Clergy-Laity Congress Ends on Note of Unity
Patriarchate Asked to Address Concerns about Charter
Following more than eight hours of discussion and deliberations in the two opening plenary sessions by more than 700 official Congress delegates, the Congress approved a request that asks the Ecumenical Patriarchate to grant the proposed charter "with such modifications as will reflect the major concerns expressed by the Archdiocesan Council, the Parishes, and the Clergy-Laity Congress." During the plenary sessions, the proposed charter was presented article by article, with explanation offered on key issues. Delegates had the opportunity to express their concerns and make recommendations for consideration.
An additional motion adopted at the sessions sets forth specific provisions. It calls for future archbishops to be selected from a list of three candidates proposed by the synod, and for future bishops to be selected by bishops of the GOA.
The motion also stipulates that future archbishops should have had a minimum of five years' service in America, and calls for laity and clergy involvement in church administration to be continued.
The charter now goes back to Constantinople, and further discussions are expected.
An earlier motion to "respectfully decline" acceptance of the Joint Draft of the proposed charter was ruled out of order. That motion would have requested the Ecumenical Patriarchate to withdraw the draft and grant autonomy to the GOA. Among the rules set forth at the start of discussion was one which stipulated that any motion rejecting the charter outright would be declared out of order.
In a departure from the contentious spirit that has governed debate over the charter, the overall tone at the Congress was one of unity and reconciliation. In his keynote address at the start of the four-day event, Archbishop Demetrios called for a "shining, pioneer, model and leading Orthodox Faith," and delegates appeared to have taken his words to heart.
In the past, critics of the proposed charter have characterized it as a ploy by a foreign power to exert authoritarian control over the GOA and seize parish property. Its defenders, meanwhile, have derided critics as "disaffected individuals" bent on circulating rumors and distortions.
For the most part, the plenary sessions were more informative than acrimonious. Members of the Orthodox Christian Laity (OCL), a group that has voiced strong opposition to the proposed charter, repeatedly stressed their committment to the faith and their reverence not only for Archbishop Demetrios but for Ecumenical Patriarch Bartholomaios.

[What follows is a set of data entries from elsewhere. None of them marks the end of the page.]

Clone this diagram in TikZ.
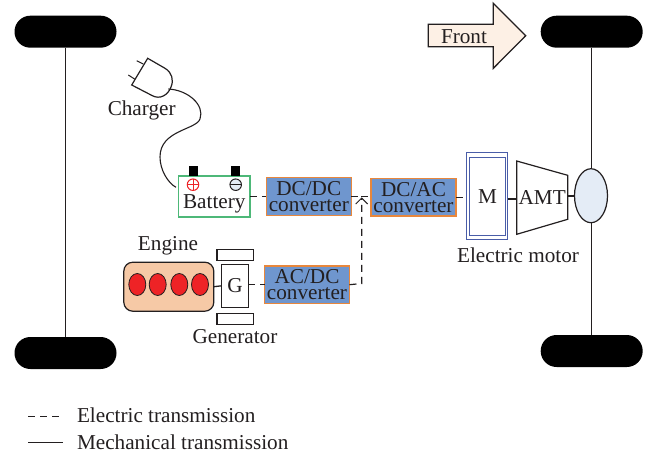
\documentclass[tikz,border=0pt]{standalone}
\usepackage{fontspec}
\setmainfont{Liberation Serif}
\usetikzlibrary{shapes.geometric,arrows.meta}
\definecolor{conv}{HTML}{6F96CE}
\definecolor{convb}{HTML}{E8873C}
\definecolor{engf}{HTML}{F6C9A6}
\definecolor{cyl}{HTML}{EE2326}
\definecolor{batg}{HTML}{4DB878}
\definecolor{motb}{HTML}{4A5DA8}
\definecolor{frontf}{HTML}{FDF0E5}
\definecolor{ellf}{HTML}{E4ECF6}
\definecolor{ink}{HTML}{231F20}
\tikzset{
 every node/.style={inner sep=0pt,outer sep=0pt,text=ink},
 lbl/.style={font=\fontsize{21.2}{16}\selectfont},
 wheel/.style={fill=black,rounded corners=15.9pt,minimum width=102pt,minimum height=32pt},
 conv box/.style={draw=convb,line width=1.3pt,fill=conv,minimum width=85pt,minimum height=37.5pt,align=center,font=\fontsize{21.2}{16}\selectfont},
 plain box/.style={draw=ink,line width=1.2pt,fill=white},
 mech/.style={draw=ink,line width=1.3pt},
 elec/.style={draw=ink,line width=1.2pt,dash pattern=on 7pt off 5pt},
 cyl node/.style={ellipse,draw=ink,line width=0.8pt,fill=cyl,minimum width=17pt,minimum height=22pt},
 term/.style={fill=black,minimum width=9pt,minimum height=10pt},
}
\begin{document}
\begin{tikzpicture}[x=1pt,y=-1pt]
\useasboundingbox (0,0) rectangle (655,458);
% wheels
\node[wheel] (wlt) at (65.5,31.7) {};
\node[wheel] (wlb) at (65.5,353) {};
\node[wheel] (wrt) at (591.7,31.7) {};
\node[wheel] (wrb) at (591.7,351) {};
% ellipse on the right axle
\node[ellipse,draw=ink,line width=1.2pt,fill=ellf,minimum width=33pt,minimum height=54pt] (diff) at (591,195.7) {};
\draw[mech] (wlt) -- (wlb);
\draw[mech] (wrt) -- (wrt |- diff.north);
\draw[mech] (wrb |- diff.south) -- (wrb);
% front arrow
\draw[draw=ink,line width=1.3pt,fill=frontf] (428.3,24.3) -- (493.3,24.3) -- (493.3,3.3) -- (525.7,35.7) -- (493.3,68.3) -- (493.3,46.7) -- (428.3,46.7) -- cycle;
\node[lbl] (front) at (464,36.5) {Front};
% plug
\draw[draw=ink,line width=1.2pt,fill=white] (147.7,58.3) -- (165,68.3) .. controls (172,72.5) and (174,80) .. (171,87) .. controls (168,95) and (160,100) .. (152,95.5) -- (131.7,85) -- cycle;
\coordinate (plug) at (168.3,89);
\draw[mech,line width=1pt] (136.7,60.7) -- (143.3,64);
\draw[mech,line width=1pt] (128.3,75) -- (135,79.3);
\node[lbl] (charger) at (141.7,110) {Charger};
% battery
\node[draw=batg,line width=1.3pt,fill=white,minimum width=71.3pt,minimum height=41pt] (bat) at (214.3,196.5) {};
\node[lbl] (battxt) at (214.3,204) {Battery};
\node[term] (t1) at (193.8,171) {};
\node[term] (t2) at (235.5,171) {};
\node[circle,draw=cyl,line width=1pt,minimum size=11.5pt] (plus) at (193,184.7) {};
\draw[cyl,line width=1pt] (plus.north) -- (plus.south) (plus.west) -- (plus.east);
\node[circle,draw=ink,line width=1pt,fill=ellf,minimum size=11.5pt] (minus) at (235.7,184.7) {};
\draw[ink,line width=1pt] (minus.west) -- (minus.east);
\coordinate (batin) at (176,187.3);
\draw[mech,line width=1.1pt] (plug) .. controls (188,90) and (205,105) .. (200,119) .. controls (196,130) and (160,130) .. (160,157) .. controls (160,170) and (168,183) .. (batin);
% converters
\node[conv box] (dcdc) at (308.8,196.5) {DC/DC\\converter};
\node[conv box] (dcac) at (413.5,197.3) {DC/AC\\converter};
\node[conv box] (acdc) at (307,284.7) {AC/DC\\converter};
% engine
\node[draw=ink,line width=1.2pt,fill=engf,rounded corners=9pt,minimum width=90pt,minimum height=49pt] (eng) at (168.8,286.7) {};
\node[cyl node] (c1) at (137.3,284.5) {};
\node[cyl node] (c2) at (157.7,284.5) {};
\node[cyl node] (c3) at (179.3,284.5) {};
\node[cyl node] (c4) at (200,284.5) {};
\node[lbl] (englbl) at (168,245.7) {Engine};
% generator
\node[plain box,minimum width=26.6pt,minimum height=43pt,font=\fontsize{21.2}{16}\selectfont] (gen) at (235,285.8) {G};
\node[plain box,minimum width=36.3pt,minimum height=10.6pt] (gt) at (235.2,255) {};
\node[plain box,minimum width=36.3pt,minimum height=10.6pt] (gb) at (235.2,319) {};
\node[lbl] (genlbl) at (235,336.7) {Generator};
\draw[mech] (eng.east) -- (gen.west);
% motor
\node[draw=motb,line width=1pt,fill=white,minimum width=41pt,minimum height=87pt] (mo) at (487.2,195.8) {};
\node[draw=motb,line width=1pt,minimum width=35.6pt,minimum height=78pt,font=\fontsize{21.2}{16}\selectfont] (mi) at (487.5,196.3) {M};
\node[lbl] (motlbl) at (518,255.7) {Electric motor};
% AMT
\coordinate (al) at (516.7,199);
\coordinate (ar) at (567.7,196);
\draw[draw=ink,line width=1.2pt,fill=white] (516.7,161) -- (567.7,175.3) -- (567.7,219.3) -- (516.7,234.3) -- cycle;
\node[lbl] (amt) at (542.2,197.5) {AMT};
\draw[mech] (mo.east |- al) -- (al);
\draw[mech] (ar) -- (diff.west |- ar);
% electric connectors
\draw[elec] (bat.east |- dcdc) -- (dcdc.west);
\draw[elec,dash pattern=on 7pt off 3pt] (dcdc.east) -- (dcac.west |- dcdc);
\draw[elec] (dcac.east) -- (mo.west |- dcac);
\draw[elec] (gen.east |- acdc) -- (acdc.west);
\coordinate (jn) at (361.7,198);
\draw[elec] (acdc.east) -- (361.7,283.5) -- (jn);
\draw[ink,line width=1pt] (355.7,204) -- (jn) -- (367.7,204);
% legend
\coordinate (l1a) at (28.3,416.7);
\coordinate (l1b) at (63.3,416.7);
\coordinate (l2a) at (28.3,442.7);
\coordinate (l2b) at (63.3,442.7);
\draw[elec] (l1a) -- (l1b);
\draw[mech,line width=1pt] (l2a) -- (l2b);
\node[lbl,anchor=west] (le) at (77,415) {Electric transmission};
\node[lbl,anchor=west] (lm) at (77,442) {Mechanical transmission};
\end{tikzpicture}
\end{document}
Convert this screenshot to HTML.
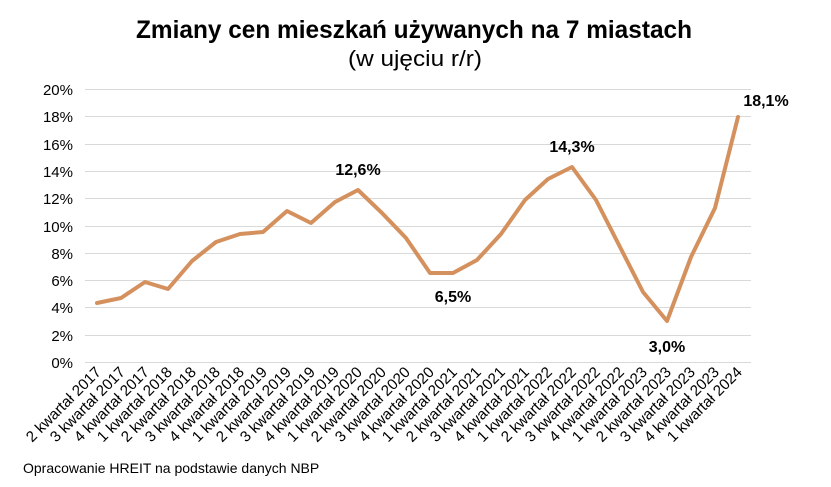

The Archdiocese, for its part, defused suspicions by allowing a discussion that many had thought might never take place. And Ecumenical Patriarch Bartholomaios, in a message sent to the Congress, surprised his critics by stressing themes of growth and autonomy. "The Ecumenical Patriarchate does not have either the possibility or the intention to interfere in the self-governing of the Holy Archdiocese of America and of the Parishes and Communities or Institutions that are under it," the Patriarchal message read. "Neither does it have the intention to restrict the autonomy of the above that has existed for some time. On the contrary, it strongly desires and envisages the Holy Archdiocese growing in all respects - especially spiritually - so as to take more responsibilities and to engage in a more important role in offering the Orthodox message to the people of America."